* **PROBLEM STATEMENT**: Pull out every line below that contains the word "React".

***

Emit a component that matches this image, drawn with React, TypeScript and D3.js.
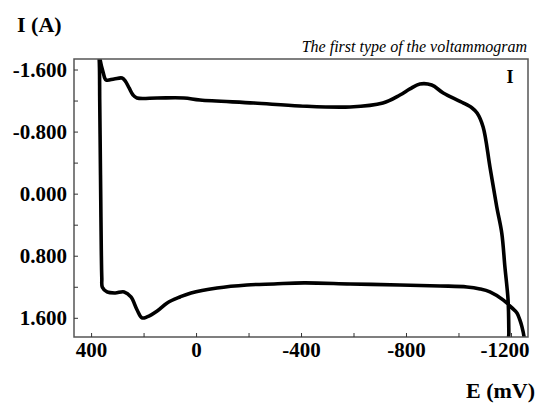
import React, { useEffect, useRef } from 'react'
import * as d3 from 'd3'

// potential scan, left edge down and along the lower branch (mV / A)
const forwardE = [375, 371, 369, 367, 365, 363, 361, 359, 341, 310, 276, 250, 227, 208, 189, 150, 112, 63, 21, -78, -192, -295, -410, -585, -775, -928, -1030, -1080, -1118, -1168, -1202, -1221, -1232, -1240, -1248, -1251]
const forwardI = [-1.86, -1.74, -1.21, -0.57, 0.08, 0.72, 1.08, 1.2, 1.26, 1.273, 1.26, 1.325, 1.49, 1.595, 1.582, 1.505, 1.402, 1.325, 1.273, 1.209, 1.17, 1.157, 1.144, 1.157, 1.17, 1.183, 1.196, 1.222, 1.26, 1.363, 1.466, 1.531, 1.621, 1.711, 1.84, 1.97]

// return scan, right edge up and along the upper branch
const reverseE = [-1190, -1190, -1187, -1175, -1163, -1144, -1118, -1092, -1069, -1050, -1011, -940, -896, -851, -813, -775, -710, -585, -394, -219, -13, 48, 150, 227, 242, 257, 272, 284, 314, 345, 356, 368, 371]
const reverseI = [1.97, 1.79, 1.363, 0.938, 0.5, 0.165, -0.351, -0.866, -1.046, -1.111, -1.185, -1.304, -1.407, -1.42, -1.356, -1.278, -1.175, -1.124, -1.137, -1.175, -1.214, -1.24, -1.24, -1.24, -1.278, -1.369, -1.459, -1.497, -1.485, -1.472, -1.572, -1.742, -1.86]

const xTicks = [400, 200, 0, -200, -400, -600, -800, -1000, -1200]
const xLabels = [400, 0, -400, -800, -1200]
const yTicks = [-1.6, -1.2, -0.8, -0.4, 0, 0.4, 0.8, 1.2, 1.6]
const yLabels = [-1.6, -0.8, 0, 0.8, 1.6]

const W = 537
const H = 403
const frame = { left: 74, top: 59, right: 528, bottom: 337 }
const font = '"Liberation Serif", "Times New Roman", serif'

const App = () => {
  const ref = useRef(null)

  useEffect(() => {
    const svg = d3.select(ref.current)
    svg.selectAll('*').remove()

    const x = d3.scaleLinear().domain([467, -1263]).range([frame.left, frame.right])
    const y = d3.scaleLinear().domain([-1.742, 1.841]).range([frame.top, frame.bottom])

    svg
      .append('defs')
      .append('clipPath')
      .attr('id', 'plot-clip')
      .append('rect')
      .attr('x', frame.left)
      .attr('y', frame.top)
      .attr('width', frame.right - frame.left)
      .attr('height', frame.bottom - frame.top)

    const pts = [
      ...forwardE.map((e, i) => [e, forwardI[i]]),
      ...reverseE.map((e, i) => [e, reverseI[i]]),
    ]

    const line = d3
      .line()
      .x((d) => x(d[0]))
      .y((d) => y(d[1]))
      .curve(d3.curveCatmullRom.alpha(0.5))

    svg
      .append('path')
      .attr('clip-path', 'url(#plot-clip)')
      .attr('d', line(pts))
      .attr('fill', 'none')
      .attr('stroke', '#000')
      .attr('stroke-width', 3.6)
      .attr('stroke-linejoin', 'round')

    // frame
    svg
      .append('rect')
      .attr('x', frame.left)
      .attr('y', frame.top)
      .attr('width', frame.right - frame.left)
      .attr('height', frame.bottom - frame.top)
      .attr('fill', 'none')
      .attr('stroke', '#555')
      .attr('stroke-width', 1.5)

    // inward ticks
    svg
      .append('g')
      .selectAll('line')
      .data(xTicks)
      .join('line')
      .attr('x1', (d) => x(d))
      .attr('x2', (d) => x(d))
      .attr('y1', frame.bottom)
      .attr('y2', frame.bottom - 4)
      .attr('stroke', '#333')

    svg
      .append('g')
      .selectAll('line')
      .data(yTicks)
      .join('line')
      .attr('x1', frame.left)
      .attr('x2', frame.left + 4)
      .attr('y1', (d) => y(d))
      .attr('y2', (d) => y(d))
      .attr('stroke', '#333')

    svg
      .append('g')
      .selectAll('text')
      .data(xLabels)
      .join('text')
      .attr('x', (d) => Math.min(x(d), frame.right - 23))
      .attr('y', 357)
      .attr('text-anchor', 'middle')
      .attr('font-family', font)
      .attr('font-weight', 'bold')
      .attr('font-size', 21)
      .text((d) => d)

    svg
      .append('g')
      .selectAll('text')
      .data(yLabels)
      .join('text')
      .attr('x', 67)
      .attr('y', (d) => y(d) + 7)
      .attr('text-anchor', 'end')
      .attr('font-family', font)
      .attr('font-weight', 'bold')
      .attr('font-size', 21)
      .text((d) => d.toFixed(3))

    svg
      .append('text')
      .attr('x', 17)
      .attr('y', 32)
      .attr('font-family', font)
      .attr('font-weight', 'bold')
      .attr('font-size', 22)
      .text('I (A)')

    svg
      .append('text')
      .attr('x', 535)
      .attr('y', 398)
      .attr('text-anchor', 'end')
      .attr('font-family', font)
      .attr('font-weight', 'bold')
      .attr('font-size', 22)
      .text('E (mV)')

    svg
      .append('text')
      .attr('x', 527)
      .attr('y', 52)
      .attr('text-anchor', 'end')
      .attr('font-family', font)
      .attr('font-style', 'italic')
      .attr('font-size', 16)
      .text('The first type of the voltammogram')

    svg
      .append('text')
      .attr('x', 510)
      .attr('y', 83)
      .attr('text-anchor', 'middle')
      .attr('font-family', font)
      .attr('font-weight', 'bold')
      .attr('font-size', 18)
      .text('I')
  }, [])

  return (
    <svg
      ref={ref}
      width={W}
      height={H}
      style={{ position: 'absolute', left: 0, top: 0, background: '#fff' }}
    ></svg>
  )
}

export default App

***

* **TASK ANSWER**:
Emit a component that matches this image, drawn with React, TypeScript and D3.js.
import React, { useEffect, useRef } from 'react'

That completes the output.